TL: One of the objects you can buy is a cash register, and when you put that cash register in a room it becomes a shop. Then a clerk appears that comes with the cash register.

MM: You could put furniture in there, clothing, ice cream, jewellery. But there’s only certain things that you can buy.

TL: The Sims Online will definitely be interesting, because it will be about going to people’s houses. So what if someone decides to build a gymnasium and people come there, or the movie theater or the shopping center. Or a couch store. People will take all of the tools and they’ll come to it will all their creativity.

SC: We’ll have over 100 new items that ship with Hot Date. We now have something like 2,000 bits and pieces that you can put together.

PCG: Any other new things?
TL: I talked about the datable NPCs that you meet downtown. We’ll also have a tool that enables you to create your own NPCs which you can exchange on thesims.com.

It’s funny because in House Party there’s this character called the Party Crasher. We don’t really talk about him, he’s not a back-of-the-box feature, but he’ll – actually there’s a man and a woman – just show up if there’s a really good party. What’s funny about them is that all the other NPC’s we’ve created are very distinct. You can tell that it’s not a regular character.

But the Party Crasher acts like a normal Sim. They have normal behaviour, they can use all the objects in the home. Players have a very clear connection to the neighbourhood that they build and the people that live there. They know who they made, they’ve played with all of them. There are all these bulletin board posts, like “This guy showed up at my house, and he broke my toilet.” It was really funny to read these reactions. People loved it, because it was a great surprise.

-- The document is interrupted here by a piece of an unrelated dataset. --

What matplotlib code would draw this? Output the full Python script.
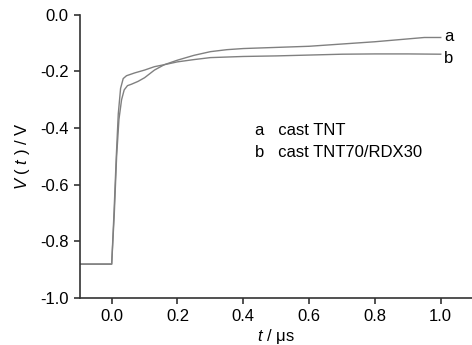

The dateable NPC’s will be very much like that. They’re just like normal Sims that you create. You’ll always be asking the question “Is that someone I created or someone the PC created.” You may never know. If you’ve downloaded a bunch of houses into your neighbourhood you don’t always know who’s there. We’re definitely blurring the line between the Sims characters and the characters you control.

PCG: Can your family go downtown?
TL: You can take your family, and you can take a date from your home area. The difference is that – at least, right now at this stage of development – you’re only controlling one person downtown, because we really want to change the gameplay.

SC: You can invite somebody downtown and meet them there. Or you could just go downtown and look for somebody there, and invite them back to your house.

MM: You can also use the payphone downtown, and call somebody from there. Or take your family to the park and have a meal. But if you’re with a date there you might sunbathe and massage each other.

TL: Also you can use personal ads through the computer. You can pick a ‘Blind date’ and meet them downtown.

PCG: What if I meet a date downtown and bring her back and there’s my wife at home?
TL: You wait until she’s gone to work. [Much laughter from all present] And like any Sims product, there can be alternate lifestyles, not just the male-female relationship. The same-sex relationships do work a bit differently in the game. A male-female relationship can happen autonomously, but same-sex relationships have to be player directed. The player has to choose one of the romantic moves.

SC: Will Wright refers to the “moral minefield.” We’re simulating real life here, and lots of things happen in real life, good and bad. But we have to draw some lines. So, for example, adults can slap each other, but they can’t slap children.

TL: Men can’t slap women.

PCG: It’s going to get a lot more difficult when you go online.
SC: Exactly. We’re already spending a lot of time thinking about that. We don’t want to set moral standards; that’s not our job. But there are some things where we just have to draw the line.

And with that we begun wondering where exactly do you draw the line? It’ll be very interesting to see which way The Sims head when all the expansion packs and the online elements come together. Isn’t this how Cyberdine Networks started in The Terminator movies? Never-the-less, this new expansion pack looks like a very interesting addition to The Sims stable and we look forward to its release. And as ever, we’ll keep you posted with all the developments as we hear them.